Quickly into his stride from the inside berth, Art Power looked a sitting duck when favourite Kinross (Ralph Beckett/Frankie Dettori) loomed alongside inside the final furlong and briefly put his head in front, but the winner proved determined and found extra when challenged to regain the lead in the dying strides.

Once again, the margin was a neck, with Spycatcher (Karl Burke/Clifford Lee) faring best of the rest in third, two lengths behind Kinross.

Art Power has had more than his share of bad luck in his career – exemplified by his run in the Prix de l’Abbaye last time where he anticipated the start prematurely and lost all chance.

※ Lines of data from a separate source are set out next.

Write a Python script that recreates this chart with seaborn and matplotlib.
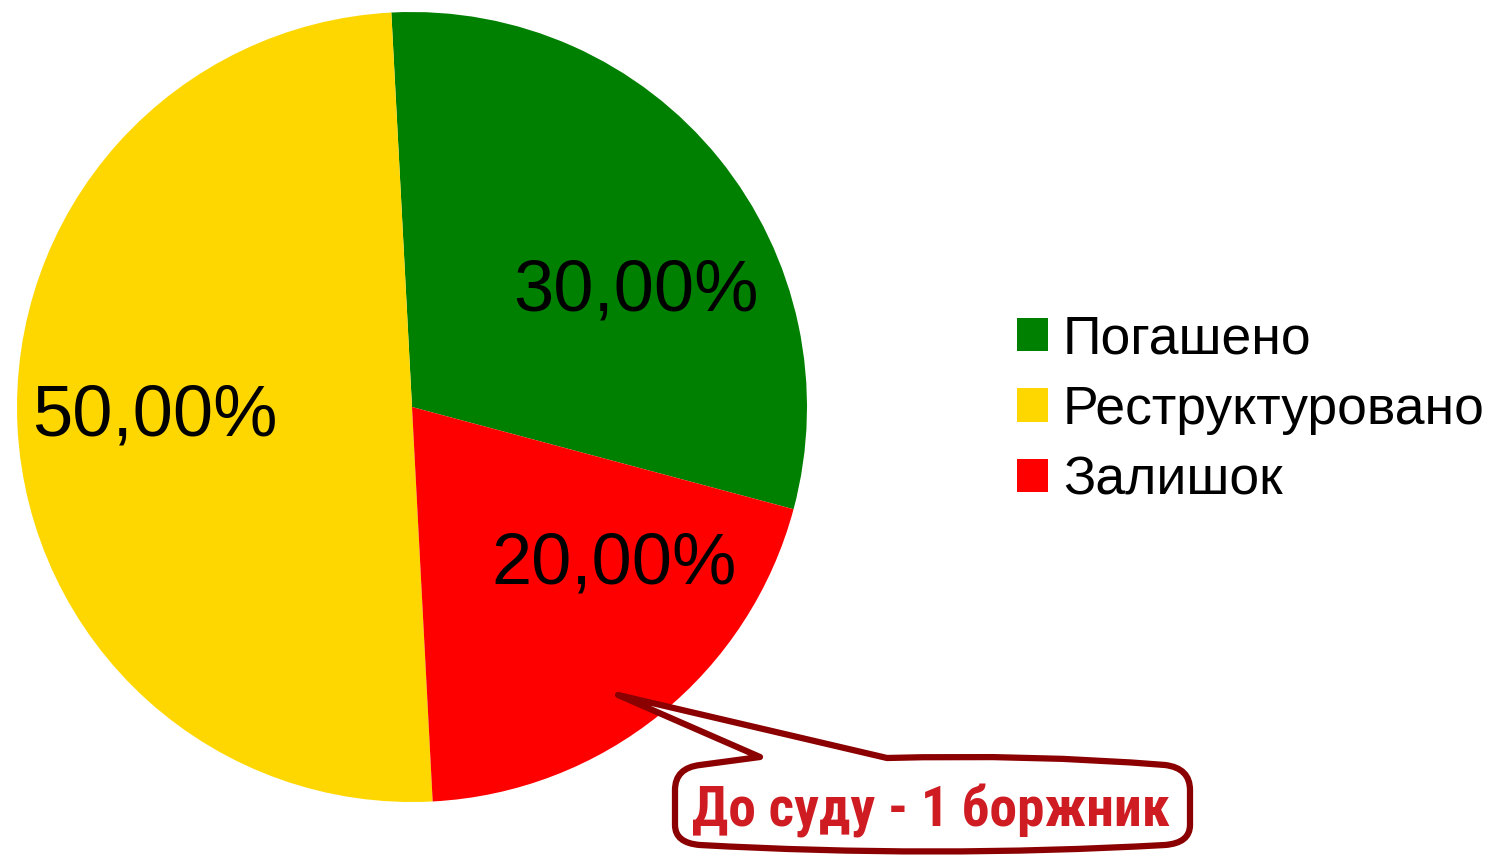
import matplotlib
matplotlib.use('Agg')
from matplotlib import pyplot as plt
from matplotlib.path import Path
from matplotlib.patches import PathPatch, Patch
from matplotlib import font_manager
import seaborn as sns

# data
categories = ['Погашено', 'Реструктуровано', 'Залишок']
shares = [30.0, 50.0, 20.0]
colors = ['#008000', '#FFD700', '#FF0000']
callout_text = 'До суду - 1 боржник'

# label positions (pie data coords) as in the original
label_pos = [(0.567, 0.291), (-0.651, -0.025), (0.511, -0.40)]

sns.set_style('white')
plt.rcParams['font.family'] = ['Liberation Sans', 'DejaVu Sans']

W, H = 1489, 856
fig = plt.figure(figsize=(W / 100, H / 100), dpi=100)

# pie axes: centre (412, 407) px, radius 395 px
cx, cy, r = 412, 407, 395
ax = fig.add_axes([(cx - r) / W, (H - cy - r) / H, 2 * r / W, 2 * r / H])
wedges, texts, autotexts = ax.pie(
    shares, colors=colors, startangle=-15, counterclock=True,
    autopct=lambda p: f'{p:.2f}%'.replace('.', ','),
    wedgeprops={'linewidth': 0, 'edgecolor': 'none'},
    textprops={'fontsize': 52, 'color': 'black'}, radius=1)
for t, pos in zip(autotexts, label_pos):
    t.set_position(pos)
    t.set_ha('center')
    t.set_va('center')
ax.set_xlim(-1, 1)
ax.set_ylim(-1, 1)
ax.set_aspect('equal')
ax.axis('off')

# legend
handles = [Patch(facecolor=c, edgecolor='none') for c in colors]
fig.legend(handles, categories, loc='center left',
           bbox_to_anchor=(1017 / W, 1 - 410 / H), frameon=False,
           fontsize=38.5, labelcolor='black', handlelength=0.58,
           handleheight=0.58, handletextpad=0.28, labelspacing=0.38,
           borderpad=0, borderaxespad=0)

# callout box with pointer (figure pixels -> fraction)
def p(x, y):
    return (x / W, 1 - y / H)

verts = [p(675, 790), p(675, 768), p(700, 765), p(760, 757), p(618, 695),
         p(887, 758), p(1030, 754), p(1165, 765), p(1190, 768), p(1190, 790),
         p(1190, 825), p(1190, 843), p(1165, 845), p(932, 858), p(700, 845),
         p(675, 843), p(675, 825), p(675, 790)]
codes = [Path.MOVETO, Path.CURVE3, Path.CURVE3, Path.LINETO, Path.LINETO,
         Path.LINETO, Path.CURVE3, Path.CURVE3, Path.CURVE3, Path.CURVE3,
         Path.LINETO, Path.CURVE3, Path.CURVE3, Path.CURVE3, Path.CURVE3,
         Path.CURVE3, Path.CURVE3, Path.CLOSEPOLY]
callout = PathPatch(Path(verts, codes), facecolor='white', edgecolor='#8B0000',
                    linewidth=4.5, joinstyle='round', capstyle='round',
                    transform=fig.transFigure)
fig.patches.append(callout)

# condensed bold face if one is installed, otherwise a smaller regular one
names = {f.name for f in font_manager.fontManager.ttflist}
narrow = [n for n in ['Liberation Sans Narrow', 'Roboto Condensed',
                      'Open Sans Condensed', 'DejaVu Sans Condensed']
          if n in names]
if narrow:
    cfam, csize = [narrow[0], 'Liberation Sans'], 40
else:
    cfam, csize = ['Liberation Sans'], 34.5
fig.text(931 / W, 1 - 811 / H, callout_text, ha='center', va='center',
         fontsize=csize, fontweight='bold', color='#CF1B22', family=cfam)

fig.savefig('out.png', dpi=100)
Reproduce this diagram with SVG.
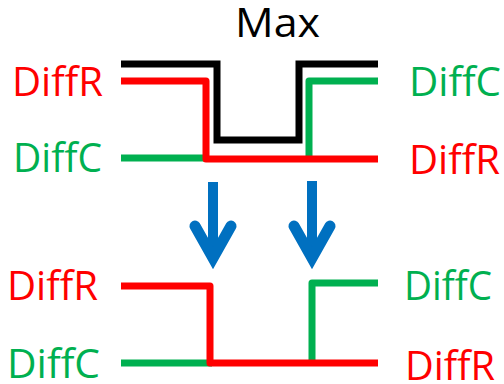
<svg xmlns="http://www.w3.org/2000/svg" width="504" height="384" viewBox="0 0 504 384">
<style>
.t{font-family:"Open Sans","Liberation Sans",sans-serif;font-size:40px}
.r{fill:#FF0000}.g{fill:#00B050}.k{fill:#000000}
.w{fill:none;stroke-width:7}
.wr{stroke:#FF0000;stroke-linejoin:round}.wg{stroke:#00B050;stroke-linejoin:round}.wk{stroke:#000000;stroke-linejoin:miter}
.ar{fill:none;stroke:#0070C0;stroke-width:11;stroke-linecap:round;stroke-linejoin:miter;stroke-miterlimit:10}
.sh{fill:none;stroke:#0070C0;stroke-width:10}
</style>
<g id="labels">
<text class="t k" x="235" y="37" textLength="85" lengthAdjust="spacingAndGlyphs">Max</text>
<text class="t r" x="12" y="96" textLength="91" lengthAdjust="spacingAndGlyphs">DiffR</text>
<text class="t g" x="13" y="172" textLength="89" lengthAdjust="spacingAndGlyphs">DiffC</text>
<text class="t g" x="409" y="96" textLength="92" lengthAdjust="spacingAndGlyphs">DiffC</text>
<text class="t r" x="409" y="174" textLength="91" lengthAdjust="spacingAndGlyphs">DiffR</text>
<text class="t r" x="7" y="300" textLength="91" lengthAdjust="spacingAndGlyphs">DiffR</text>
<text class="t g" x="7" y="378" textLength="93" lengthAdjust="spacingAndGlyphs">DiffC</text>
<text class="t g" x="404" y="300" textLength="88" lengthAdjust="spacingAndGlyphs">DiffC</text>
<text class="t r" x="405" y="380" textLength="90" lengthAdjust="spacingAndGlyphs">DiffR</text>
</g>
<g id="connectors">
<g id="top">
<path class="w wk" d="M121 64H217V140H299V64H378"/>
<path class="w wg" d="M121 158H206"/>
<path class="w wg" d="M309 158V81H378"/>
<path class="w wr" d="M121 81H206V159H378"/>
</g>
<g id="arrows">
<path class="sh" d="M213 182V255"/>
<path class="ar" d="M195 226L213 258L231 226"/>
<path class="sh" d="M312 181V255"/>
<path class="ar" d="M294 226L312 258L330 226"/>
</g>
<g id="bottom">
<path class="w wg" d="M121 363H212"/>
<path class="w wg" d="M312 363V283H378"/>
<path class="w wr" d="M121 286H210V363H378"/>
</g>
</g>
</svg>
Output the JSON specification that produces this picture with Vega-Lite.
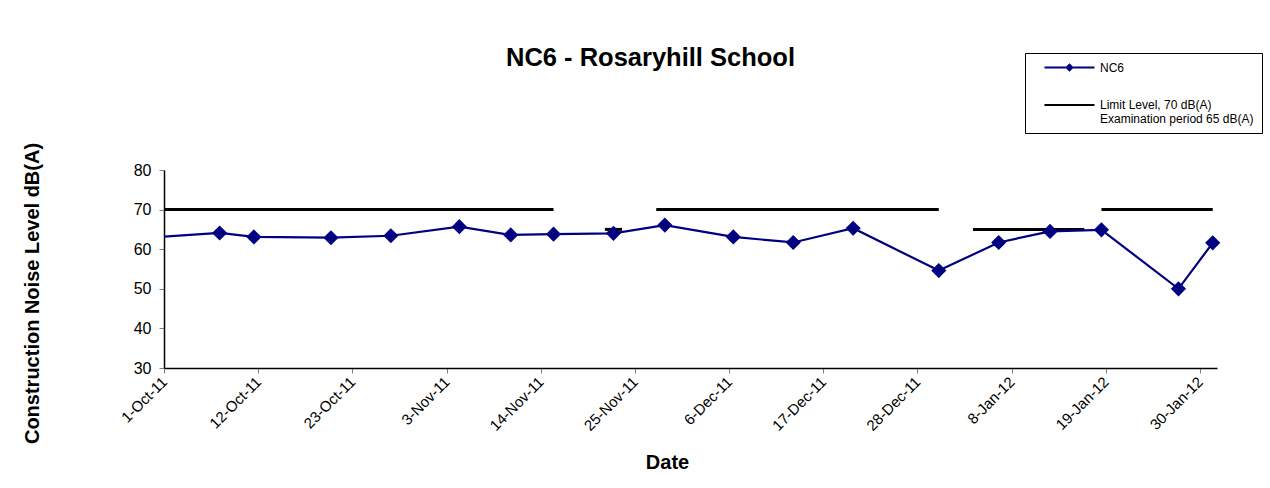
{
  "$schema": "https://vega.github.io/schema/vega-lite/v6.json",
  "width": 1053,
  "height": 198,
  "autosize": {"type": "none"},
  "padding": {"left": 164, "top": 170, "right": 53, "bottom": 120},
  "background": "white",
  "config": {
    "font": "Liberation Sans",
    "view": {"stroke": null},
    "legend": {
      "orient": "none",
      "legendX": 861,
      "legendY": -117,
      "strokeColor": "black",
      "strokeWidth": 1,
      "fillColor": "white",
      "padding": 8,
      "symbolSize": 100,
      "symbolStrokeWidth": 2.2,
      "symbolOpacity": 1,
      "labelFontSize": 12,
      "labelColor": "black",
      "labelOffset": 54,
      "labelLineHeight": 15,
      "rowPadding": 23.5
    }
  },
  "title": {
    "text": "NC6 - Rosaryhill School",
    "fontSize": 25.5,
    "fontWeight": "bold",
    "color": "black",
    "anchor": "middle",
    "frame": "group",
    "dx": -40,
    "offset": -39,
    "baseline": "alphabetic"
  },
  "datasets": {
    "nc6": [
      {"date": "2011-09-30T12:00:00", "level": 63.1, "series": "NC6"},
      {"date": "2011-10-07T12:00:00", "level": 64.1, "series": "NC6"},
      {"date": "2011-10-11T12:00:00", "level": 63.1, "series": "NC6"},
      {"date": "2011-10-20T12:00:00", "level": 62.9, "series": "NC6"},
      {"date": "2011-10-27T12:00:00", "level": 63.4, "series": "NC6"},
      {"date": "2011-11-04T12:00:00", "level": 65.7, "series": "NC6"},
      {"date": "2011-11-10T12:00:00", "level": 63.6, "series": "NC6"},
      {"date": "2011-11-15T12:00:00", "level": 63.8, "series": "NC6"},
      {"date": "2011-11-22T12:00:00", "level": 64.0, "series": "NC6"},
      {"date": "2011-11-28T12:00:00", "level": 66.1, "series": "NC6"},
      {"date": "2011-12-06T12:00:00", "level": 63.1, "series": "NC6"},
      {"date": "2011-12-13T12:00:00", "level": 61.7, "series": "NC6"},
      {"date": "2011-12-20T12:00:00", "level": 65.3, "series": "NC6"},
      {"date": "2011-12-30T12:00:00", "level": 54.6, "series": "NC6"},
      {"date": "2012-01-06T12:00:00", "level": 61.7, "series": "NC6"},
      {"date": "2012-01-12T12:00:00", "level": 64.5, "series": "NC6"},
      {"date": "2012-01-18T12:00:00", "level": 64.9, "series": "NC6"},
      {"date": "2012-01-27T12:00:00", "level": 50.0, "series": "NC6"},
      {"date": "2012-01-31T12:00:00", "level": 61.6, "series": "NC6"}
    ],
    "limit": [
      {"date": "2011-09-30T12:00:00", "end": "2011-11-15T12:00:00", "level": 70},
      {"date": "2011-11-21T12:00:00", "end": "2011-11-23T12:00:00", "level": 65},
      {"date": "2011-11-27T12:00:00", "end": "2011-12-30T12:00:00", "level": 70},
      {"date": "2012-01-03T12:00:00", "end": "2012-01-16T12:00:00", "level": 65},
      {"date": "2012-01-18T12:00:00", "end": "2012-01-31T12:00:00", "level": 70}
    ],
    "legend": [
      {"series": "NC6"},
      {"series": "Limit Level, 70 dB(A)\nExamination period 65 dB(A)"}
    ]
  },
  "encoding": {
    "x": {
      "field": "date",
      "type": "temporal",
      "scale": {
        "domain": [
          {"year": 2011, "month": 10, "date": 1},
          {"year": 2012, "month": 2, "date": 1}
        ],
        "nice": false
      },
      "axis": {
        "values": [
          {"year": 2011, "month": 10, "date": 1},
          {"year": 2011, "month": 10, "date": 12},
          {"year": 2011, "month": 10, "date": 23},
          {"year": 2011, "month": 11, "date": 3},
          {"year": 2011, "month": 11, "date": 14},
          {"year": 2011, "month": 11, "date": 25},
          {"year": 2011, "month": 12, "date": 6},
          {"year": 2011, "month": 12, "date": 17},
          {"year": 2011, "month": 12, "date": 28},
          {"year": 2012, "month": 1, "date": 8},
          {"year": 2012, "month": 1, "date": 19},
          {"year": 2012, "month": 1, "date": 30}
        ],
        "format": "%-d-%b-%y",
        "labelAngle": -45,
        "labelAlign": "right",
        "labelBaseline": "middle",
        "labelFontSize": 15,
        "labelColor": "black",
        "labelPadding": 6,
        "labelOverlap": false,
        "tickSize": 5,
        "tickColor": "#808080",
        "domainColor": "black",
        "domainWidth": 1.5,
        "grid": false,
        "title": "Date",
        "titleFontSize": 20,
        "titleFontWeight": "bold",
        "titleColor": "black",
        "titleX": 503,
        "titleY": 94,
        "titleAlign": "center",
        "titleBaseline": "middle"
      }
    },
    "y": {
      "field": "level",
      "type": "quantitative",
      "scale": {"domain": [30, 80], "nice": false, "zero": false},
      "axis": {
        "values": [30, 40, 50, 60, 70, 80],
        "grid": false,
        "labelFontSize": 16,
        "labelColor": "black",
        "labelPadding": 8,
        "tickSize": 5,
        "tickColor": "#808080",
        "domainColor": "black",
        "domainWidth": 1.5,
        "title": "Construction Noise Level  dB(A)",
        "titleFontSize": 20,
        "titleFontWeight": "bold",
        "titleColor": "black",
        "titleAngle": -90,
        "titleX": -132,
        "titleY": 123,
        "titleAlign": "center",
        "titleBaseline": "middle"
      }
    }
  },
  "layer": [
    {
      "data": {"name": "limit"},
      "mark": {"type": "rule", "color": "black", "strokeWidth": 3, "clip": true},
      "encoding": {"x2": {"field": "end"}}
    },
    {
      "data": {"name": "nc6"},
      "mark": {"type": "line", "color": "#000080", "strokeWidth": 2.2, "clip": true},
      "encoding": {}
    },
    {
      "data": {"name": "nc6"},
      "transform": [{"filter": {"field": "date", "gte": {"year": 2011, "month": 10, "date": 1}}}],
      "mark": {"type": "point", "shape": "diamond", "filled": true, "color": "#000080", "size": 230, "opacity": 1},
      "encoding": {}
    },
    {
      "data": {"name": "legend"},
      "mark": {"type": "point", "filled": true, "opacity": 0},
      "encoding": {
        "x": null,
        "y": null,
        "shape": {
          "field": "series",
          "type": "nominal",
          "scale": {
            "domain": ["NC6", "Limit Level, 70 dB(A)\nExamination period 65 dB(A)"],
            "range": ["M1,0L11,0M6,-0.56L6.56,0L6,0.56L5.44,0Z", "M1,0L11,0"]
          },
          "legend": {"title": null, "labelExpr": "split(datum.label, '\\n')"}
        },
        "fill": {
          "field": "series",
          "type": "nominal",
          "scale": {
            "domain": ["NC6", "Limit Level, 70 dB(A)\nExamination period 65 dB(A)"],
            "range": ["#000080", "black"]
          },
          "legend": {"title": null, "labelExpr": "split(datum.label, '\\n')"}
        },
        "stroke": {
          "field": "series",
          "type": "nominal",
          "scale": {
            "domain": ["NC6", "Limit Level, 70 dB(A)\nExamination period 65 dB(A)"],
            "range": ["#000080", "black"]
          },
          "legend": {"title": null, "labelExpr": "split(datum.label, '\\n')"}
        }
      }
    }
  ]
}
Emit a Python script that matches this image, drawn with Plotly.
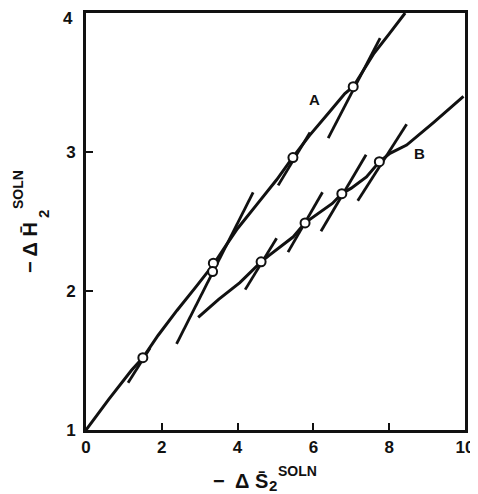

He did much the same here, but his timing was spot-on and the couple of lengths he gained over his rivals in the first 50 yards was crucial.

Drawn in stall one, he kept largely to his draw although all the riders wanted to keep off the inside, and the fact he was isolated somewhat was probably a blessing as subsequent events showed that there was no faster strip wider on the track, and by keeping the race as simple as possible, Allan allowed Art Power to belatedly grab what had been an elusive first Group 1 victory for both horse and jockey.

Easterby said: “Art Power has had a few bad luck stories, but he’s been in the first four nearly every time he has run here. You can’t knock that. And he always runs to the line.

“We gelded him during the winter because we couldn’t get a job for him at stud. He’s a wonderful little horse. He took his gelding well, he takes it well whatever you do with him – he’s a great horse to train, no fancy gallops or all that bullshit. He’s just brilliant. I thought David gave him a fantastic ride. He jumped out and travelled. And when he travels, he is hard to beat.”

Art Power may head to Sha Tin in December for the Hong Kong Sprint, and that meeting also looks sure to be where Kinross runs next after Ralph Beckett ruled out a repeat bid for the Breeders’ Cup Mile.

Dettori was in trouble again – acquiring another eight-day ban for striking Kinross six times, one over the limit.